Virgin of the Secret Service

Virgin of the Secret Service

1968 - United Kingdom

Welsh-born Clinton Greyn played the very English agent Captain Robert Virgin of the Royal Dragoons, who was intent on defending the British Empire, or what little remained of it, on behalf of the British Secret Service. But for 007 read 1907 as the series was set in a time when it was "not quite the thing" to have spies working for you - even if they were both an officer and a gentleman. 

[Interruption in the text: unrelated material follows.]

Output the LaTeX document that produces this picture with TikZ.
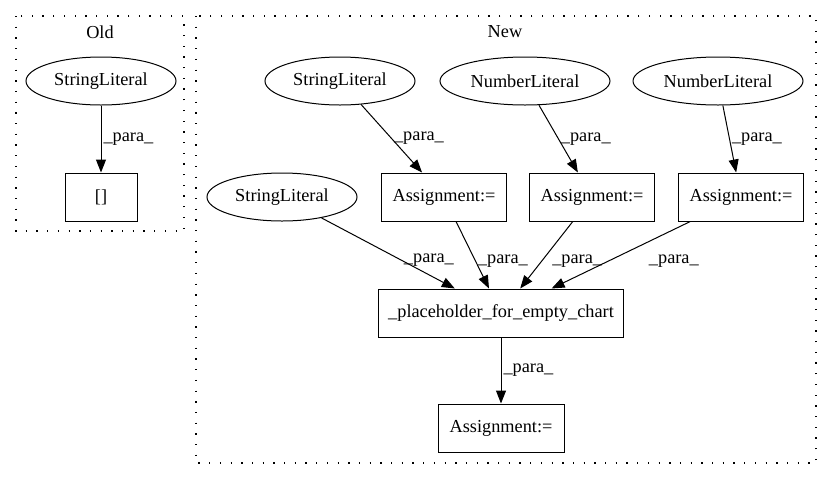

Greyn had previously gone to Loughborough College to study for a B.Sc. but resigned after a year when he realised he was doing more acting than studying. He took himself off to R.A.D.A., where his fellow pupils included Diana Rigg and Albert Finney. As Captain Virgin he was accompanied by Col. Shaw-Camberley played by Noel Coleman and Mrs Virginia Cortez (Veronica Strong), one of the Edwardian women who used emancipation to become a photographer. The glamorous lady was (fictionally) a well known figure in London society of the early 1900s. Diplomats, statesmen and royalty visited her studio - and often uttered useful indiscretions during their sittings. Then there was the faithful Fred Doublett (John Cater). He was Virgin's batman, an amateur escapologist, expert at picking locks and a man who enjoyed a bet or two. Finally, there was Karl Von Brauner, Virgin's constant enemy (Alexander Dore). Brauner is cruel, ruthless, indefatigable, brilliant and ingenious and a worthy match to his opponent. But unlike Virgin, he would descend to lies and all manner of ungentlemanly conduct to attain his objectives. But then again, he wasn't British, was he? Nothing was too much for Virgin, whether it be travelling by balloon to the North-West Frontier in a bid to outwit an old adversary and save India and the Empire, crossing the burning sands of Arabia alone, to meet a cruel usurper face to face or travelling to St. Petersburg to face a web of villainy. 

Guest stars - villains and heroes - included Desmond Llewelyn, Gabrielle Drake, Jenny Linden, Roger Delgado, Rodney Bewes and John Challis.